Now and then, a homeowners association will run into financial trouble and require an immediate solution. In addition to special assessments, most boards turn to an HOA loan. But is a loan even advisable?
What Is an HOA Loan?
An HOA loan is simply a sum of cash that a homeowners association borrows from a lending institution (usually a bank) to pay it off with interest. It works similarly to other types of business loans.
Associations generally have two types of loans: an HOA line of credit and a term loan.
An HOA line of credit (LOC) functions in some ways, like a credit card, and associations can use this line to access funds whenever they need it. There is usually a maximum limit to the LOC, and HOAs only have to pay interest on the funds they use. The interest rate can vary monthly, so payments can also go up or down. Most LOCs carry terms of up to five (5) years.
A LOC is perfect for associations looking for quick but short-term solutions. It is a way for HOAs to fund gaps in their budget but not necessarily for large-scale or expensive projects.
On the other hand, a term loan that the association repays regularly over a set period of time with a set interest rate. Unlike a LOC, a term loan releases the entire sum to an HOA simultaneously instead of as needed. And, because the interest rate is fixed, boards can expect to pay the same amount each month, making it easier to prepare annual budgets. While terms can vary, term loans usually carry terms between 1 and 20 years.
Authority to Obtain an HOA Loan
Homeowners associations can generally secure a loan as authorized by their governing documents. These documents should outline the HOA board’s capacity to obtain a loan and any additional requirements related to the action. Sometimes, an HOA’s CC&Rs will require the board to get a majority vote or comply with specific notification procedures.
The authority to secure a loan can be found in state statutes in some states. For instance, Section 7140(i) of the California Corporations Code outlines the power of a corporation to borrow money. In Indiana, there are certain conditions that an HOA must satisfy when securing loans.
Even if state laws and the governing documents are silent on the matter, it is good practice for an HOA board to notify the membership of the board’s plan to obtain a loan. Before securing the loan, the board should open the floor to any comments or questions at the next board meeting.
The Pros and Cons of HOA Loans
As with all other actions, an HOA board must carefully consider whether or not securing a loan is right for the community. Weighing out the pros and cons always helps.

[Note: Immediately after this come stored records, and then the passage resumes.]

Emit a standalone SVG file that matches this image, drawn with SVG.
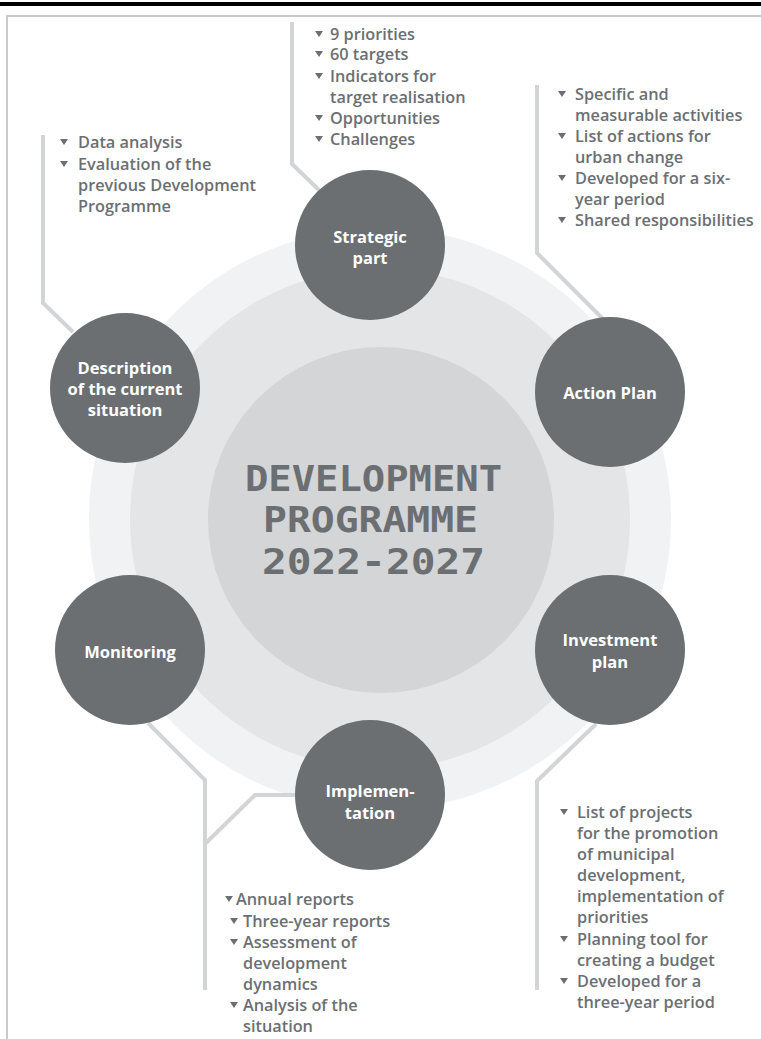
<svg xmlns="http://www.w3.org/2000/svg" width="761" height="1039" viewBox="0 0 761 1039">
<style>
.node{fill:#6b6f72}
.lbl{font-family:"Open Sans","Liberation Sans",sans-serif;font-weight:700;font-size:16.5px;fill:#ffffff;text-anchor:middle}
.lst{font-family:"Open Sans","Liberation Sans",sans-serif;font-weight:600;font-size:16.3px;fill:#6b6f73}
.con{fill:none;stroke:#d3d4d6;stroke-width:4;stroke-linejoin:miter}
.title{font-family:"DejaVu Sans Mono",monospace;font-weight:700;font-size:36px;fill:#6b6f72;text-anchor:middle}
.bul{fill:#6b6f73}
</style>
<defs>
<polygon id="tri" points="-4,-9 4,-9 0,-3"/>
</defs>
<rect x="0" y="0" width="761" height="1039" fill="#ffffff"/>
<rect x="0" y="2" width="761" height="4" fill="#000000"/>
<path d="M7,1039 V16 H761" fill="none" stroke="#c9c9c9" stroke-width="2"/>

<g id="rings">
<circle cx="380" cy="519" r="291" fill="#f1f2f3"/>
<circle cx="380" cy="519" r="250" fill="#e4e5e6"/>
<circle cx="381" cy="520" r="173" fill="#d4d5d7"/>
</g>

<g id="connectors">
<path class="con" d="M292,22 V164 L322,193"/>
<path class="con" d="M537,85 V253 L603,319"/>
<path class="con" d="M43,135 V303 L73,332"/>
<path class="con" d="M148,723 L205,780 V990"/>
<path class="con" d="M298,795 H255 L206,843"/>
<path class="con" d="M596,724 L537,781 V990"/>
</g>

<g id="center">
<text class="title" x="373.5" y="491" textLength="257" lengthAdjust="spacingAndGlyphs">DEVELOPMENT</text>
<text class="title" x="370.5" y="532" textLength="215" lengthAdjust="spacingAndGlyphs">PROGRAMME</text>
<text class="title" x="373.5" y="574" textLength="223" lengthAdjust="spacingAndGlyphs">2022-2027</text>
</g>

<g id="node-strategic">
<circle class="node" cx="370" cy="245" r="75"/>
<text class="lbl" x="370" y="243">Strategic</text>
<text class="lbl" x="370" y="264">part</text>
</g>
<g id="node-action">
<circle class="node" cx="610" cy="392" r="75"/>
<text class="lbl" x="610" y="399">Action Plan</text>
</g>
<g id="node-investment">
<circle class="node" cx="610" cy="650" r="75"/>
<text class="lbl" x="610" y="646">Investment</text>
<text class="lbl" x="610" y="668">plan</text>
</g>
<g id="node-implementation">
<circle class="node" cx="370" cy="795" r="75"/>
<text class="lbl" x="370" y="797">Implemen-</text>
<text class="lbl" x="370" y="819">tation</text>
</g>
<g id="node-monitoring">
<circle class="node" cx="130" cy="650" r="75"/>
<text class="lbl" x="130" y="658">Monitoring</text>
</g>
<g id="node-description">
<circle class="node" cx="125" cy="388" r="75"/>
<text class="lbl" x="125" y="374">Description</text>
<text class="lbl" x="125" y="395">of the current</text>
<text class="lbl" x="125" y="416">situation</text>
</g>

<g id="list-strategic">
<use href="#tri" class="bul" x="319" y="40"/>
<use href="#tri" class="bul" x="319" y="60"/>
<use href="#tri" class="bul" x="319" y="82"/>
<use href="#tri" class="bul" x="319" y="124"/>
<use href="#tri" class="bul" x="319" y="145"/>
<text class="lst" x="330" y="40">9 priorities</text>
<text class="lst" x="330" y="60">60 targets</text>
<text class="lst" x="330" y="82">Indicators for</text>
<text class="lst" x="330" y="103">target realisation</text>
<text class="lst" x="330" y="124">Opportunities</text>
<text class="lst" x="330" y="145">Challenges</text>
</g>

<g id="list-action">
<use href="#tri" class="bul" x="562" y="100"/>
<use href="#tri" class="bul" x="562" y="142"/>
<use href="#tri" class="bul" x="562" y="184"/>
<use href="#tri" class="bul" x="562" y="226"/>
<text class="lst" x="575" y="100">Specific and</text>
<text class="lst" x="575" y="121">measurable activities</text>
<text class="lst" x="575" y="142">List of actions for</text>
<text class="lst" x="575" y="163">urban change</text>
<text class="lst" x="575" y="184">Developed for a six-</text>
<text class="lst" x="575" y="205">year period</text>
<text class="lst" x="575" y="226">Shared responsibilities</text>
</g>

<g id="list-description">
<use href="#tri" class="bul" x="64" y="148"/>
<use href="#tri" class="bul" x="64" y="170"/>
<text class="lst" x="78" y="148">Data analysis</text>
<text class="lst" x="78" y="170">Evaluation of the</text>
<text class="lst" x="78" y="191">previous Development</text>
<text class="lst" x="78" y="212">Programme</text>
</g>

<g id="list-monitoring">
<use href="#tri" class="bul" x="229" y="905"/>
<use href="#tri" class="bul" x="234" y="927"/>
<use href="#tri" class="bul" x="234" y="948"/>
<use href="#tri" class="bul" x="234" y="1011"/>
<text class="lst" x="236" y="905">Annual reports</text>
<text class="lst" x="243" y="927">Three-year reports</text>
<text class="lst" x="243" y="948">Assessment of</text>
<text class="lst" x="243" y="969">development</text>
<text class="lst" x="243" y="990">dynamics</text>
<text class="lst" x="243" y="1011">Analysis of the</text>
<text class="lst" x="243" y="1032">situation</text>
</g>

<g id="list-investment">
<use href="#tri" class="bul" x="564" y="818"/>
<use href="#tri" class="bul" x="564" y="945"/>
<use href="#tri" class="bul" x="564" y="987"/>
<text class="lst" x="577" y="818">List of projects</text>
<text class="lst" x="577" y="839">for the promotion</text>
<text class="lst" x="577" y="860">of municipal</text>
<text class="lst" x="577" y="881">development,</text>
<text class="lst" x="577" y="902">implementation of</text>
<text class="lst" x="577" y="923">priorities</text>
<text class="lst" x="577" y="945">Planning tool for</text>
<text class="lst" x="577" y="966">creating a budget</text>
<text class="lst" x="577" y="987">Developed for a</text>
<text class="lst" x="577" y="1008">three-year period</text>
</g>
</svg>
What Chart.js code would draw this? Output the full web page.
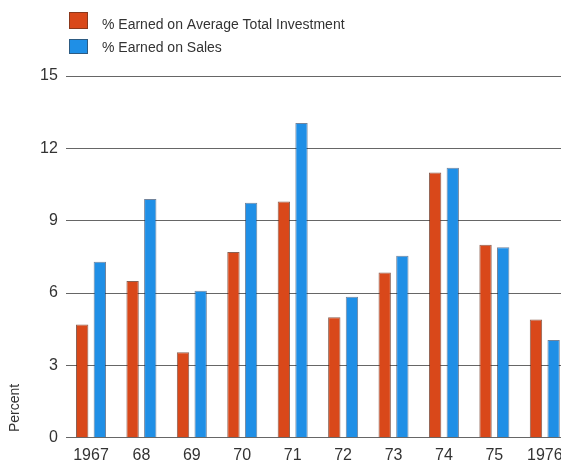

The biggest benefit of a loan is it serves as financing for HOA projects or urgent expenses. It gives the association quick access to funds, which can be very useful in times of emergency. If a common element requires immediate repairs, for instance, a loan can cover the cost without having to levy a large special assessment that homeowners have to pay in a single lump sum. With a loan, owners can pay their share over several months, minimizing the impact on their finances.
In contrast, the most considerable drawback of an HOA loan is the interest rate. Loans don’t come for free, and associations must pay interest on top of the borrowed principal amount. Lenders may also charge ongoing service fees, closing fees, notary service fees, attorney’s fees, and the like.
Additionally, there is a risk of using the loan for the wrong purpose. Boards should never use a loan to lower HOA dues, as it is only a temporary solution. The money used to pay off the loan has to come from the same homeowners, after all. Boards should also never use a loan for their own personal gain.
Do Banks Require Collateral for HOA Loans?
It depends on the lending institution. However, homeowners associations are typically only authorized to borrow from reputable lenders such as banks. And, more often than not, banks don’t require HOAs to produce collateral or other types of security in exchange for the loan.
If a loan goes into default (i.e., the HOA stops paying), banks normally can collect dues and assessments directly from homeowners. Individual board members and homeowners do not become personally liable for the loan. The party that signs the agreement with the bank is the HOA. As such, the bank would have to collect from the association’s funds or source of revenue.
That said, an HOA should only borrow money from a bank if it can repay its debt. Financial planning is of utmost importance when it comes to managing an association. And HOA boards must assess the association’s finances first before entering any agreement with a lender.
Information Needed Before HOA Lending
Generally, the loan process takes about six months from application to closing (excluding the payment terms). The process can involve several steps contingent on various parties, so the timing is not always fixed.
If your HOA wants to apply for a loan, you should expect the bank to ask for the following:
- The amount of money involved;
- How many delinquencies the association has;
- The number of housing units in the community;
- The number of housing units that are owned-occupied;
- Whether or not regular dues will have to be raised to pay for the loan;
- Whether or not special assessments will have to be levied to pay for the loan; and/or,
- The amount of cash as a percentage of annual assessments and debt service (i.e., liquidity);
- The capital planning experience of the association’s management and board members.
Not all banks offer loans to community associations, and some have ill-equipped programs. When browsing for a lender, look at the bank’s offerings. Some banks cater to associations with programs that are designed specifically for them. These are the banks that employ advisors and officers who have experience working with communities.
Seeking Professional Help
An HOA loan can save an association in its time of need. But, no HOA board should ever enter a loan contract without considering everything that comes with it. Financial planning and management are critical at moments like this, and the help of a management company will certainly come in handy.